Rural and poor communities are doubly discriminated against, often receiving little or no broadband access and paying higher service rates when they do have access. In addition to other benefits, the Cooperative Measurement and Modeling of Open Networked Systems (COMMONS) project offers one approach to alleviate the problem.
Initiative History
In December 2006, the Cooperative Association for Internet Data Analysis (CAIDA) held the North American Strategy Workshop to discuss and launch innovative collaboration among researchers and interested broadband networks from across the continent.
This initiative was developed to solve three acute and growing problems facing the Internet: a self-reported financial crisis in the Internet service provision industry that poses a severe threat to broadband growth and American competitiveness; a data acquisition crisis that has stunted the field of network science; and a critical dilemma within emerging community, municipal, regional and state networks, who need affordable broadband connectivity but face severely limited service level, usage and provider options.

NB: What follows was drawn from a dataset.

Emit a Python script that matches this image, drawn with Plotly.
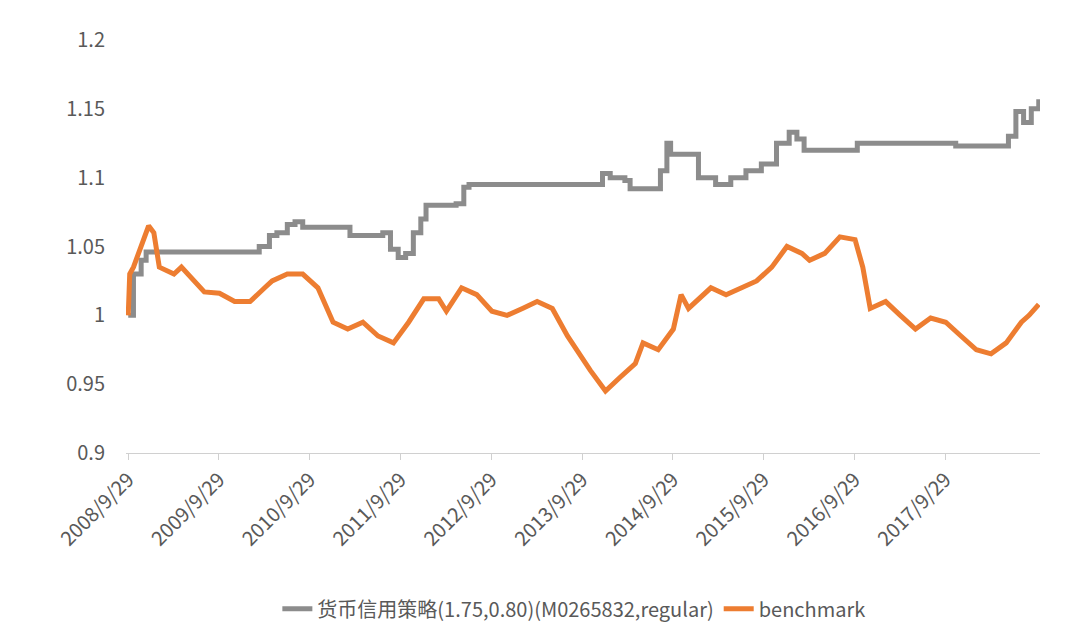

The COMMONS project is partnering with national backbone providers to interconnect participating community, municipal, regional and state networks to one another, and to the global Internet. COMMONS peering - the voluntary interconnection of administratively separate Internet networks for the purpose of exchanging traffic between the users of each network - is available to city, county, state and federal government entities; academic institutions; community Internet initiatives (e.g., community wireless networks); and commercial entities based on three conditions.
These three conditions are, first, that networks will make select operational data available to COMMONS researchers under appropriate legal data-sharing and privacy safeguards. Second, the attached networks must agree to develop and abide by COMMONS policies, which will be based on the research results of empirical data analyses of network usage. Third, participating networks must abide by the acceptable use policies (AUP) set by the COMMONS Project Coordination Committee.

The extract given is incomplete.